DATASET EXTRACT
==================================================

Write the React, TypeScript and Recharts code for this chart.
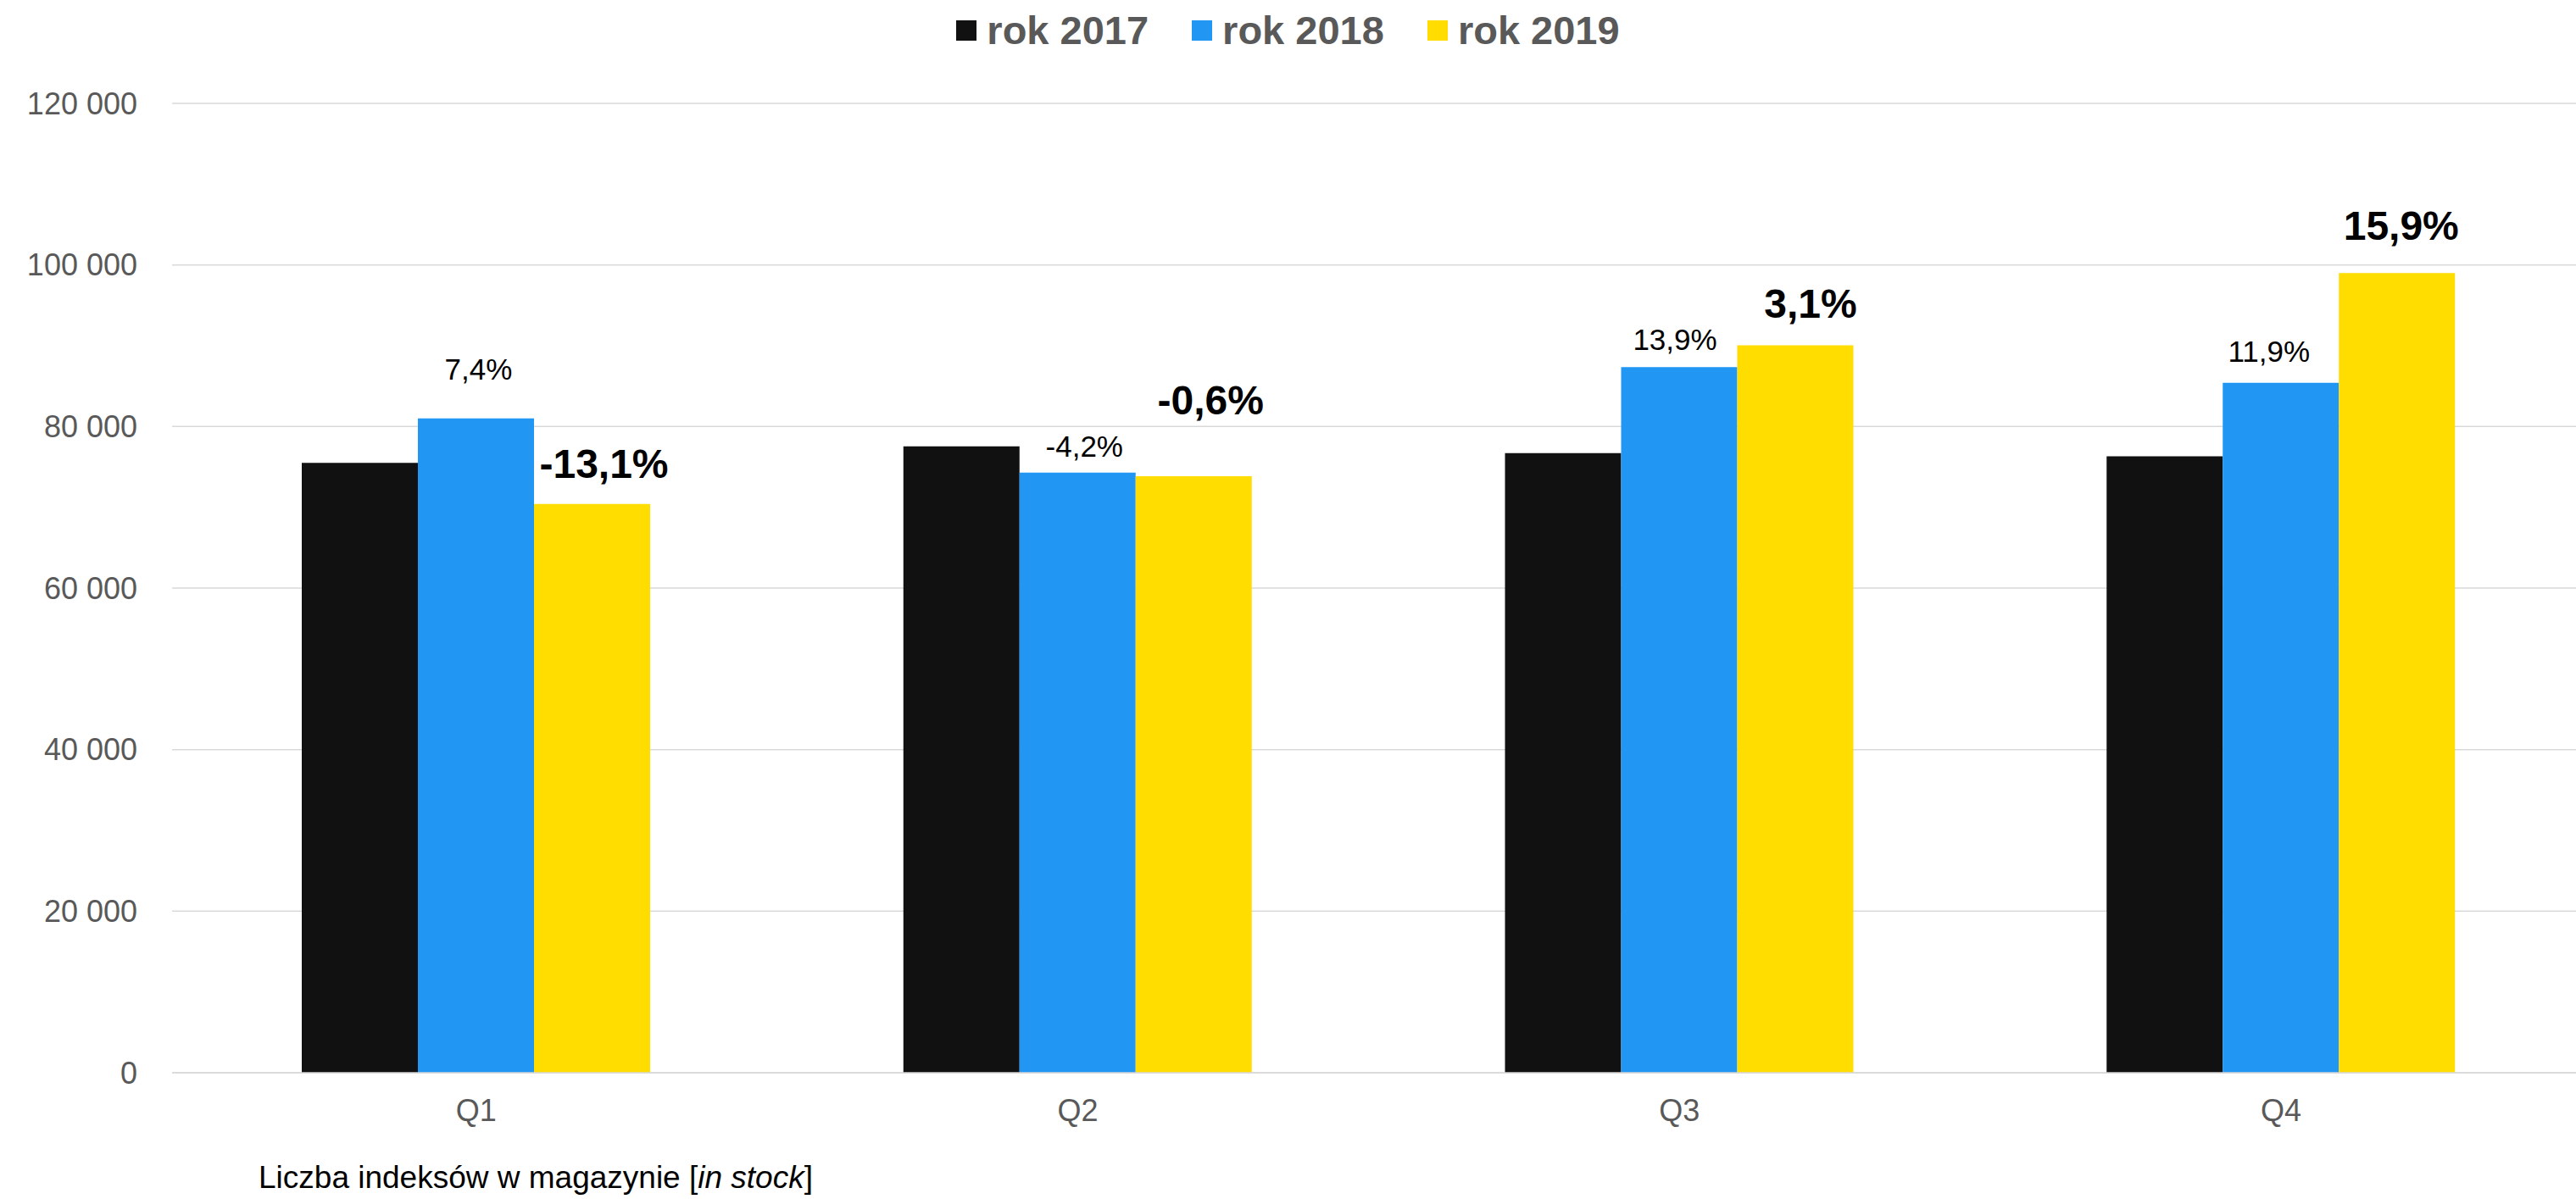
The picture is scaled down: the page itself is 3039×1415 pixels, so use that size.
import React from 'react';
import { BarChart, Bar, XAxis, YAxis, CartesianGrid, LabelList } from 'recharts';

const quarters = ['Q1', 'Q2', 'Q3', 'Q4'];
const stock2017 = [75500, 77550, 76700, 76300];
const stock2018 = [81000, 74300, 87350, 85400];
const stock2019 = [70400, 73850, 90050, 99000];
const change2018 = ['7,4%', '-4,2%', '13,9%', '11,9%'];
const change2019 = ['-13,1%', '-0,6%', '3,1%', '15,9%'];
const yTicks = [0, 20000, 40000, 60000, 80000, 100000, 120000];

const FONT = '"Liberation Sans", Arial, sans-serif';
const BLACK = '#111111';
const BLUE = '#2196F3';
const YELLOW = '#FFDD00';

const legendItems = [
  { name: 'rok 2017', color: BLACK },
  { name: 'rok 2018', color: BLUE },
  { name: 'rok 2019', color: YELLOW },
];

const chartData = quarters.map((q, i) => ({
  quarter: q,
  y2017: stock2017[i],
  y2018: stock2018[i],
  y2019: stock2019[i],
}));

// label placement tweaks, as in the original sheet
const lift2018 = [46, 19, 20, 25];
const shift2018 = [3, 8, -5, -14];
const lift2019 = [31, 73, 33, 39];
const shift2019 = [14, 20, 18, 5];

const formatTick = (v: number) =>
  v === 0 ? '0' : `${Math.floor(v / 1000)} ${String(v % 1000).padStart(3, '0')}`;

const makeLabel = (texts: string[], lift: number[], shift: number[], bold: boolean) =>
  (props: any) => {
    const { x, y, width, index } = props;
    return (
      <text
        x={Number(x) + Number(width) / 2 + shift[index]}
        y={Number(y) - lift[index]}
        textAnchor="middle"
        fill="#000"
        fontFamily={FONT}
        fontSize={bold ? 48 : 35}
        fontWeight={bold ? 'bold' : 'normal'}
      >
        {texts[index]}
      </text>
    );
  };

const App: React.FC = () => {
  return (
    <div
      style={{
        position: 'absolute',
        left: 0,
        top: 0,
        width: 3039,
        height: 1415,
        overflow: 'hidden',
        background: '#fff',
        fontFamily: FONT,
      }}
    >
      <div
        style={{
          position: 'absolute',
          top: 10,
          left: 0,
          width: 3039,
          display: 'flex',
          justifyContent: 'center',
          gap: 51,
        }}
      >
        {legendItems.map((item) => (
          <div key={item.name} style={{ display: 'flex', alignItems: 'center', gap: 12 }}>
            <div style={{ width: 24, height: 24, backgroundColor: item.color }} />
            <span style={{ fontSize: 47, fontWeight: 'bold', color: '#595959', lineHeight: '52px' }}>{item.name}</span>
          </div>
        ))}
      </div>

      <BarChart
        width={3046}
        height={1415}
        data={chartData}
        margin={{ top: 122, right: 0, bottom: 89, left: 0 }}
        barGap={0}
      >
        <CartesianGrid vertical={false} stroke="#d9d9d9" strokeWidth={1.5} />
        <XAxis
          dataKey="quarter"
          height={60}
          padding={{ left: 4, right: 0 }}
          tickLine={false}
          tickSize={0}
          tickMargin={31}
          axisLine={{ stroke: '#d9d9d9', strokeWidth: 1.5 }}
          tick={{ fill: '#595959', fontSize: 36, fontFamily: FONT }}
        />
        <YAxis
          width={203}
          domain={[0, 120000]}
          ticks={yTicks}
          tickFormatter={formatTick}
          axisLine={false}
          tickLine={false}
          tickSize={0}
          tickMargin={41}
          tick={{ fill: '#595959', fontSize: 36, fontFamily: FONT }}
        />
        <Bar dataKey="y2017" fill={BLACK} barSize={137} isAnimationActive={false} />
        <Bar dataKey="y2018" fill={BLUE} barSize={137} isAnimationActive={false}>
          <LabelList dataKey="y2018" content={makeLabel(change2018, lift2018, shift2018, false)} />
        </Bar>
        <Bar dataKey="y2019" fill={YELLOW} barSize={137} isAnimationActive={false}>
          <LabelList dataKey="y2019" content={makeLabel(change2019, lift2019, shift2019, true)} />
        </Bar>
      </BarChart>

      <div style={{ position: 'absolute', left: 305, top: 1369, fontSize: 37, color: '#000', lineHeight: '42px' }}>
        Liczba indeksów w magazynie [<i>in stock</i>]
      </div>
    </div>
  );
};

export default App;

==================================================

EXERCISE DETAILS
Write out the material above once more, exactly as it reads, with no pictures.

ANSWER TO THE EXERCISE
Write the React, TypeScript and Recharts code for this chart.
The picture is scaled down: the page itself is 3039×1415 pixels, so use that size.
import React from 'react';
import { BarChart, Bar, XAxis, YAxis, CartesianGrid, LabelList } from 'recharts';

const quarters = ['Q1', 'Q2', 'Q3', 'Q4'];
const stock2017 = [75500, 77550, 76700, 76300];
const stock2018 = [81000, 74300, 87350, 85400];
const stock2019 = [70400, 73850, 90050, 99000];
const change2018 = ['7,4%', '-4,2%', '13,9%', '11,9%'];
const change2019 = ['-13,1%', '-0,6%', '3,1%', '15,9%'];
const yTicks = [0, 20000, 40000, 60000, 80000, 100000, 120000];

const FONT = '"Liberation Sans", Arial, sans-serif';
const BLACK = '#111111';
const BLUE = '#2196F3';
const YELLOW = '#FFDD00';

const legendItems = [
  { name: 'rok 2017', color: BLACK },
  { name: 'rok 2018', color: BLUE },
  { name: 'rok 2019', color: YELLOW },
];

const chartData = quarters.map((q, i) => ({
  quarter: q,
  y2017: stock2017[i],
  y2018: stock2018[i],
  y2019: stock2019[i],
}));

// label placement tweaks, as in the original sheet
const lift2018 = [46, 19, 20, 25];
const shift2018 = [3, 8, -5, -14];
const lift2019 = [31, 73, 33, 39];
const shift2019 = [14, 20, 18, 5];

const formatTick = (v: number) =>
  v === 0 ? '0' : `${Math.floor(v / 1000)} ${String(v % 1000).padStart(3, '0')}`;

const makeLabel = (texts: string[], lift: number[], shift: number[], bold: boolean) =>
  (props: any) => {
    const { x, y, width, index } = props;
    return (
      <text
        x={Number(x) + Number(width) / 2 + shift[index]}
        y={Number(y) - lift[index]}
        textAnchor="middle"
        fill="#000"
        fontFamily={FONT}
        fontSize={bold ? 48 : 35}
        fontWeight={bold ? 'bold' : 'normal'}
      >
        {texts[index]}
      </text>
    );
  };

const App: React.FC = () => {
  return (
    <div
      style={{
        position: 'absolute',
        left: 0,
        top: 0,
        width: 3039,
        height: 1415,
        overflow: 'hidden',
        background: '#fff',
        fontFamily: FONT,
      }}
    >
      <div
        style={{
          position: 'absolute',
          top: 10,
          left: 0,
          width: 3039,
          display: 'flex',
          justifyContent: 'center',
          gap: 51,
        }}
      >
        {legendItems.map((item) => (
          <div key={item.name} style={{ display: 'flex', alignItems: 'center', gap: 12 }}>
            <div style={{ width: 24, height: 24, backgroundColor: item.color }} />
            <span style={{ fontSize: 47, fontWeight: 'bold', color: '#595959', lineHeight: '52px' }}>{item.name}</span>
          </div>
        ))}
      </div>

      <BarChart
        width={3046}
        height={1415}
        data={chartData}
        margin={{ top: 122, right: 0, bottom: 89, left: 0 }}
        barGap={0}
      >
        <CartesianGrid vertical={false} stroke="#d9d9d9" strokeWidth={1.5} />
        <XAxis
          dataKey="quarter"
          height={60}
          padding={{ left: 4, right: 0 }}
          tickLine={false}
          tickSize={0}
          tickMargin={31}
          axisLine={{ stroke: '#d9d9d9', strokeWidth: 1.5 }}
          tick={{ fill: '#595959', fontSize: 36, fontFamily: FONT }}
        />
        <YAxis
          width={203}
          domain={[0, 120000]}
          ticks={yTicks}
          tickFormatter={formatTick}
          axisLine={false}
          tickLine={false}
          tickSize={0}
          tickMargin={41}
          tick={{ fill: '#595959', fontSize: 36, fontFamily: FONT }}
        />
        <Bar dataKey="y2017" fill={BLACK} barSize={137} isAnimationActive={false} />
        <Bar dataKey="y2018" fill={BLUE} barSize={137} isAnimationActive={false}>
          <LabelList dataKey="y2018" content={makeLabel(change2018, lift2018, shift2018, false)} />
        </Bar>
        <Bar dataKey="y2019" fill={YELLOW} barSize={137} isAnimationActive={false}>
          <LabelList dataKey="y2019" content={makeLabel(change2019, lift2019, shift2019, true)} />
        </Bar>
      </BarChart>

      <div style={{ position: 'absolute', left: 305, top: 1369, fontSize: 37, color: '#000', lineHeight: '42px' }}>
        Liczba indeksów w magazynie [<i>in stock</i>]
      </div>
    </div>
  );
};

export default App;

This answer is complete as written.